┌─ EXTRACTED DATA

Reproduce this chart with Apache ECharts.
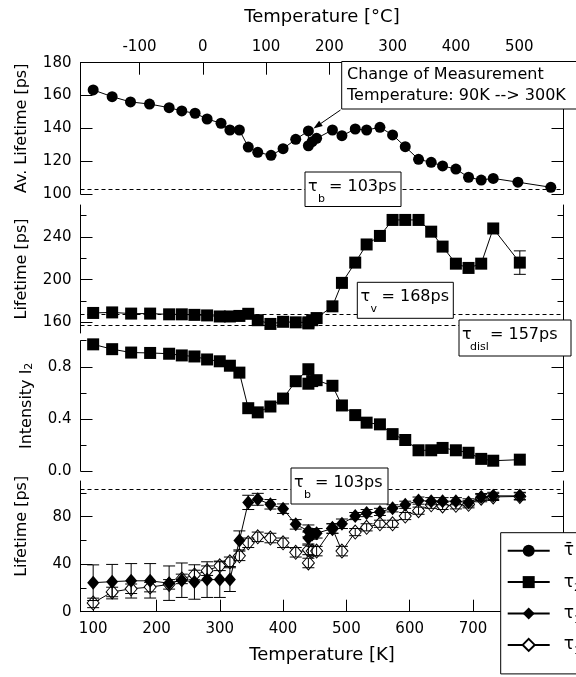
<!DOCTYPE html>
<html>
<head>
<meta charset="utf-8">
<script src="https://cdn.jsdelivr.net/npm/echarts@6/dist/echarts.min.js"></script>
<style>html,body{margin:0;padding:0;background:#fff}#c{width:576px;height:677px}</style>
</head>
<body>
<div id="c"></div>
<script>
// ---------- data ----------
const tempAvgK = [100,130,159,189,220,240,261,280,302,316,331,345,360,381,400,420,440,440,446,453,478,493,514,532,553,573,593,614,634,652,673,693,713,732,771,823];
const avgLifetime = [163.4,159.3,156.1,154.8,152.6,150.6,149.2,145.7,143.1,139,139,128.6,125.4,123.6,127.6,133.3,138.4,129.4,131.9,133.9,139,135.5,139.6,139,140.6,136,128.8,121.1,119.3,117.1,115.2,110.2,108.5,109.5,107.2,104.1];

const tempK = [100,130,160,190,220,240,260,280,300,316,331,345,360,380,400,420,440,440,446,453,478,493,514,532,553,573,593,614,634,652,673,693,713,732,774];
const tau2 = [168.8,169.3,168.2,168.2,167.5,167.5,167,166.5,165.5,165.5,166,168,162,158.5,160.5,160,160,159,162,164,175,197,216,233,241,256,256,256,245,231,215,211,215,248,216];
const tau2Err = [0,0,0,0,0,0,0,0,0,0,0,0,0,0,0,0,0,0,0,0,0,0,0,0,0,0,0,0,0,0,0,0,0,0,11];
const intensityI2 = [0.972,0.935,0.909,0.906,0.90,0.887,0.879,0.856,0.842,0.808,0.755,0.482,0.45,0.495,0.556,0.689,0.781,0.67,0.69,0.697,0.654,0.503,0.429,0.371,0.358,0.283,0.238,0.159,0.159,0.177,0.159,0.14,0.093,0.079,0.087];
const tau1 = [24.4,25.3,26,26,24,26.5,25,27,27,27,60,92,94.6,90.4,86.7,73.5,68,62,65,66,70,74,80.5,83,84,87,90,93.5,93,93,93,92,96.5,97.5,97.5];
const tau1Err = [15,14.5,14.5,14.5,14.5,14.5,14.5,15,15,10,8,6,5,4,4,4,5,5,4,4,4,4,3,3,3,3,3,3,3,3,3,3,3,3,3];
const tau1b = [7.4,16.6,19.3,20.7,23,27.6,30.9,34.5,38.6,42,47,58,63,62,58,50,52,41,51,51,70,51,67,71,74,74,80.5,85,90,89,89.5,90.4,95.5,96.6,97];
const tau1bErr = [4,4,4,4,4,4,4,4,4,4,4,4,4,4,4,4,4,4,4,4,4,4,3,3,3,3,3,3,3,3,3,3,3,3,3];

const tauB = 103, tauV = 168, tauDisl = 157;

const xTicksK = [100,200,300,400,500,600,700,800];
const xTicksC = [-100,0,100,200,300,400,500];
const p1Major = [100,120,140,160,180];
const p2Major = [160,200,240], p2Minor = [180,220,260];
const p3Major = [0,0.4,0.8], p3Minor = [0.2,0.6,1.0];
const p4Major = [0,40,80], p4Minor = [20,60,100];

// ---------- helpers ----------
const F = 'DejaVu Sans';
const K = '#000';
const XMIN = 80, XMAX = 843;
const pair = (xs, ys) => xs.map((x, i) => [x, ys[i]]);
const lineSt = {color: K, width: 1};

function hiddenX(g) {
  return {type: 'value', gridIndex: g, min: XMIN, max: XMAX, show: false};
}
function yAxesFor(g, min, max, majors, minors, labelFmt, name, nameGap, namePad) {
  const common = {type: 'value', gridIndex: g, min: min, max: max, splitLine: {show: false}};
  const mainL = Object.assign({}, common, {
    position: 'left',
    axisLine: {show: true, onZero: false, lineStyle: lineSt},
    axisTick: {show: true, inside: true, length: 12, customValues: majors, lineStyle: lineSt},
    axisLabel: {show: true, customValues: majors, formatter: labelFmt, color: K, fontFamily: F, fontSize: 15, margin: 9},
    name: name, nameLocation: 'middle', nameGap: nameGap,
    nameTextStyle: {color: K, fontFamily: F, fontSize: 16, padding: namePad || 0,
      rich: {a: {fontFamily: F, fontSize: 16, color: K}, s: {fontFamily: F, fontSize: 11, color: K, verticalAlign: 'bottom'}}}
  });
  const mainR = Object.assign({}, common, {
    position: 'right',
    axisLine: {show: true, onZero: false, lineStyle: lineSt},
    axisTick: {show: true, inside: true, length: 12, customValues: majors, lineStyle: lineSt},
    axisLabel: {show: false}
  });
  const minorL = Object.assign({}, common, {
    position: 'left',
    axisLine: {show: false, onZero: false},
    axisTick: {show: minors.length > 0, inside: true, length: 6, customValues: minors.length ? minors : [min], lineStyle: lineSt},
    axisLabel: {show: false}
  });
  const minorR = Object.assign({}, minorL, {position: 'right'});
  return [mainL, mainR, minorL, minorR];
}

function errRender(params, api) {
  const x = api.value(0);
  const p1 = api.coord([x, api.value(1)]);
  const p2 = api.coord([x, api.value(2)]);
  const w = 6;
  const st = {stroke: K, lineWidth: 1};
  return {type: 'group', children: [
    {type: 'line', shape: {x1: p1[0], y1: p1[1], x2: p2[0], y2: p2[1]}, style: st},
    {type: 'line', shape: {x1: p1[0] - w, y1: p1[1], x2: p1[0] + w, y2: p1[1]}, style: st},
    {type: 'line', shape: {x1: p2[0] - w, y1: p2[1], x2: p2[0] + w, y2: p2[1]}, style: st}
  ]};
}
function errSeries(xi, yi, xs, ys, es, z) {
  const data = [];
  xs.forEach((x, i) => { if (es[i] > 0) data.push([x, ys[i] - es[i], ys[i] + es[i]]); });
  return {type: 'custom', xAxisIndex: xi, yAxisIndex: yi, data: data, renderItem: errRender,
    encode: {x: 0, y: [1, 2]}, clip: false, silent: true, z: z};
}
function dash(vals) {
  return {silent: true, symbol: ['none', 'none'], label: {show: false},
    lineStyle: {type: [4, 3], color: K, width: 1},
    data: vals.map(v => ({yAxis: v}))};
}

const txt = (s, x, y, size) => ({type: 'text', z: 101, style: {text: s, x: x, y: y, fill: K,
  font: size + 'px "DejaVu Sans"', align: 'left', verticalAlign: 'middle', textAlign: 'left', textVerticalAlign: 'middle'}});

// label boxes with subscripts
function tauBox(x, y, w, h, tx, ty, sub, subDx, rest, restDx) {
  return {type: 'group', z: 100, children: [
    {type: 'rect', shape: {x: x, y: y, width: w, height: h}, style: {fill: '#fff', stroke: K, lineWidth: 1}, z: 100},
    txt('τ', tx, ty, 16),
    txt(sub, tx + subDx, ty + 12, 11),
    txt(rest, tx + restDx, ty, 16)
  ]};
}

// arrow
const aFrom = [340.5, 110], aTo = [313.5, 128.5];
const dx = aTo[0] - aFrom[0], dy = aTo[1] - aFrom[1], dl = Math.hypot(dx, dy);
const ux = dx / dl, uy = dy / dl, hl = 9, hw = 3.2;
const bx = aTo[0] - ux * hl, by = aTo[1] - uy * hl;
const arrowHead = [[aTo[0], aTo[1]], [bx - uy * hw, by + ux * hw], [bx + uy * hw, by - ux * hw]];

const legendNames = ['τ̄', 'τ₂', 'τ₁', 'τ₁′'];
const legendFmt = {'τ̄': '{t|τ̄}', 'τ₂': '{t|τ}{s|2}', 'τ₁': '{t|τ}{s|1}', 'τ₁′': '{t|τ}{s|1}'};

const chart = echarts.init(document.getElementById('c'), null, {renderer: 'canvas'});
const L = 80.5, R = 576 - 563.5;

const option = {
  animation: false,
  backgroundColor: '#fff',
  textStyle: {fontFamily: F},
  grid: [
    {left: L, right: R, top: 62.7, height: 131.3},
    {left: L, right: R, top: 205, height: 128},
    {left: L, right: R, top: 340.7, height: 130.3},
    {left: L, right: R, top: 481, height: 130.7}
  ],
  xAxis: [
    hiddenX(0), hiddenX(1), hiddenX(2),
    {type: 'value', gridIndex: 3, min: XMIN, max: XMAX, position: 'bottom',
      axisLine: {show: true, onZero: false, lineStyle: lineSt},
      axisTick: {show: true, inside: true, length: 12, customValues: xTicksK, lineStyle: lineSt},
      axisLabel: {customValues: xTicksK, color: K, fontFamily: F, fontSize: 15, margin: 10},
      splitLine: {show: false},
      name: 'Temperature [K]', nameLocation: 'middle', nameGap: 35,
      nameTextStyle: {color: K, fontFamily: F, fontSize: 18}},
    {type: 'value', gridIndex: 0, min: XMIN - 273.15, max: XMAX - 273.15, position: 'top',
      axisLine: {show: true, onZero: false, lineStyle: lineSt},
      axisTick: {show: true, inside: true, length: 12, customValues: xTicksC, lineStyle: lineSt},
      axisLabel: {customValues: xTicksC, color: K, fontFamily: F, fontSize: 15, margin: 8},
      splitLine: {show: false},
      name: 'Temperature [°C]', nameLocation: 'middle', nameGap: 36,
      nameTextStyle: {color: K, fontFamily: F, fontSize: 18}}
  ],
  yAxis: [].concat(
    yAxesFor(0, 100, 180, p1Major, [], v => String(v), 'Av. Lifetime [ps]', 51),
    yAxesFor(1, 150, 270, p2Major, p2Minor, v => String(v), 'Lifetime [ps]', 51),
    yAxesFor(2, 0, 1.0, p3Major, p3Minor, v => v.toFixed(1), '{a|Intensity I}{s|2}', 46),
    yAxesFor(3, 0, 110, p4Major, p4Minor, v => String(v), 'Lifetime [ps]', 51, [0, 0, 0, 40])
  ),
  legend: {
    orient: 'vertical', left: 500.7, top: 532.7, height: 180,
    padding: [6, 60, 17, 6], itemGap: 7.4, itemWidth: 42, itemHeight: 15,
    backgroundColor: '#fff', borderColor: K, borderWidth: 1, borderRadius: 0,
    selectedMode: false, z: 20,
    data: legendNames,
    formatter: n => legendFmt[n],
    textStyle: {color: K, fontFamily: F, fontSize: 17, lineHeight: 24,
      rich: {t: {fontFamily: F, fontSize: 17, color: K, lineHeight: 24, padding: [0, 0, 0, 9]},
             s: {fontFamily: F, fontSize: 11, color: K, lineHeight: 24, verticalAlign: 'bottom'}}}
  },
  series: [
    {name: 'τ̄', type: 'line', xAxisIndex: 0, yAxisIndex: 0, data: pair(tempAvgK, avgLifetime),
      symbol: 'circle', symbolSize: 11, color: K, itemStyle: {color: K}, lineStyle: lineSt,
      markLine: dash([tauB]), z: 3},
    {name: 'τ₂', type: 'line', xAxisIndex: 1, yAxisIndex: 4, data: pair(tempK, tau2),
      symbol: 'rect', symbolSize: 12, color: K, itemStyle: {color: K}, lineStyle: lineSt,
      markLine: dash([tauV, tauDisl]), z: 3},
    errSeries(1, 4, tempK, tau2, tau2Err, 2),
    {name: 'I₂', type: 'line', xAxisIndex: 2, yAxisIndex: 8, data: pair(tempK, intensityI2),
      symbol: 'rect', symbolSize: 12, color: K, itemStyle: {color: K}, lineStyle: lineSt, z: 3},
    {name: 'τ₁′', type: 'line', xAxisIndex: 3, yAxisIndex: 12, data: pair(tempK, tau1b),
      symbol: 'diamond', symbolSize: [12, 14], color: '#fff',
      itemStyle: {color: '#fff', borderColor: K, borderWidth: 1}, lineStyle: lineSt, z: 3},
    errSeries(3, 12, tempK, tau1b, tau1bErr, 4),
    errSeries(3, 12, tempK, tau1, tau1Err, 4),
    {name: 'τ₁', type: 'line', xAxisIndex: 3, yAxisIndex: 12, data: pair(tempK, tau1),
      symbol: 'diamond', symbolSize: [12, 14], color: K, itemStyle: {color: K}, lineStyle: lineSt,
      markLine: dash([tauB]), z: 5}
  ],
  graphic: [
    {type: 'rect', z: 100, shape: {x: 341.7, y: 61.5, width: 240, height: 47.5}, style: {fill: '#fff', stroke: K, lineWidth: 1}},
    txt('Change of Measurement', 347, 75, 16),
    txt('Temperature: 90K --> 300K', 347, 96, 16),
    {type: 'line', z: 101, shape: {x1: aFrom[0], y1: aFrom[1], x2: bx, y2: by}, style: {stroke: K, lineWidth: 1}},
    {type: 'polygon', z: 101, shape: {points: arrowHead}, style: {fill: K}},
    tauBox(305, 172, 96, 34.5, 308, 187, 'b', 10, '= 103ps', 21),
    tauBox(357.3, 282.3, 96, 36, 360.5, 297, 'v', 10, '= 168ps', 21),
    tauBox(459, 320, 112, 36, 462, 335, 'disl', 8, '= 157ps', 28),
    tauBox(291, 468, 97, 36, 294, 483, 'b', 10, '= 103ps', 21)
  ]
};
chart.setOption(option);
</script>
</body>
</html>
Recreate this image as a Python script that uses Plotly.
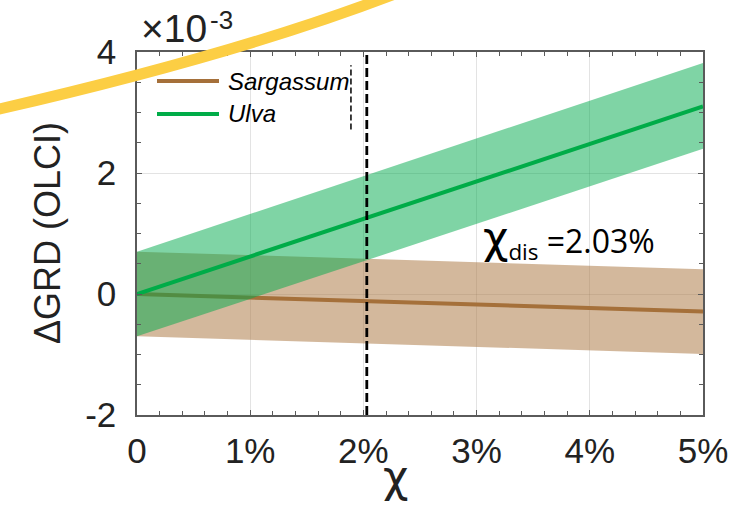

└─

*TO BE DONE*.
Write out each line of the listing above, exactly, from its first line to the line holding "const tauB = 103, tauV = 168, tauDisl = 157;", inclusive. Skip the pictures.

*SOLUTION TO THIS TASK*.
Reproduce this chart with Apache ECharts.
<!DOCTYPE html>
<html>
<head>
<meta charset="utf-8">
<script src="https://cdn.jsdelivr.net/npm/echarts@6/dist/echarts.min.js"></script>
<style>html,body{margin:0;padding:0;background:#fff}#c{width:576px;height:677px}</style>
</head>
<body>
<div id="c"></div>
<script>
// ---------- data ----------
const tempAvgK = [100,130,159,189,220,240,261,280,302,316,331,345,360,381,400,420,440,440,446,453,478,493,514,532,553,573,593,614,634,652,673,693,713,732,771,823];
const avgLifetime = [163.4,159.3,156.1,154.8,152.6,150.6,149.2,145.7,143.1,139,139,128.6,125.4,123.6,127.6,133.3,138.4,129.4,131.9,133.9,139,135.5,139.6,139,140.6,136,128.8,121.1,119.3,117.1,115.2,110.2,108.5,109.5,107.2,104.1];

const tempK = [100,130,160,190,220,240,260,280,300,316,331,345,360,380,400,420,440,440,446,453,478,493,514,532,553,573,593,614,634,652,673,693,713,732,774];
const tau2 = [168.8,169.3,168.2,168.2,167.5,167.5,167,166.5,165.5,165.5,166,168,162,158.5,160.5,160,160,159,162,164,175,197,216,233,241,256,256,256,245,231,215,211,215,248,216];
const tau2Err = [0,0,0,0,0,0,0,0,0,0,0,0,0,0,0,0,0,0,0,0,0,0,0,0,0,0,0,0,0,0,0,0,0,0,11];
const intensityI2 = [0.972,0.935,0.909,0.906,0.90,0.887,0.879,0.856,0.842,0.808,0.755,0.482,0.45,0.495,0.556,0.689,0.781,0.67,0.69,0.697,0.654,0.503,0.429,0.371,0.358,0.283,0.238,0.159,0.159,0.177,0.159,0.14,0.093,0.079,0.087];
const tau1 = [24.4,25.3,26,26,24,26.5,25,27,27,27,60,92,94.6,90.4,86.7,73.5,68,62,65,66,70,74,80.5,83,84,87,90,93.5,93,93,93,92,96.5,97.5,97.5];
const tau1Err = [15,14.5,14.5,14.5,14.5,14.5,14.5,15,15,10,8,6,5,4,4,4,5,5,4,4,4,4,3,3,3,3,3,3,3,3,3,3,3,3,3];
const tau1b = [7.4,16.6,19.3,20.7,23,27.6,30.9,34.5,38.6,42,47,58,63,62,58,50,52,41,51,51,70,51,67,71,74,74,80.5,85,90,89,89.5,90.4,95.5,96.6,97];
const tau1bErr = [4,4,4,4,4,4,4,4,4,4,4,4,4,4,4,4,4,4,4,4,4,4,3,3,3,3,3,3,3,3,3,3,3,3,3];

const tauB = 103, tauV = 168, tauDisl = 157;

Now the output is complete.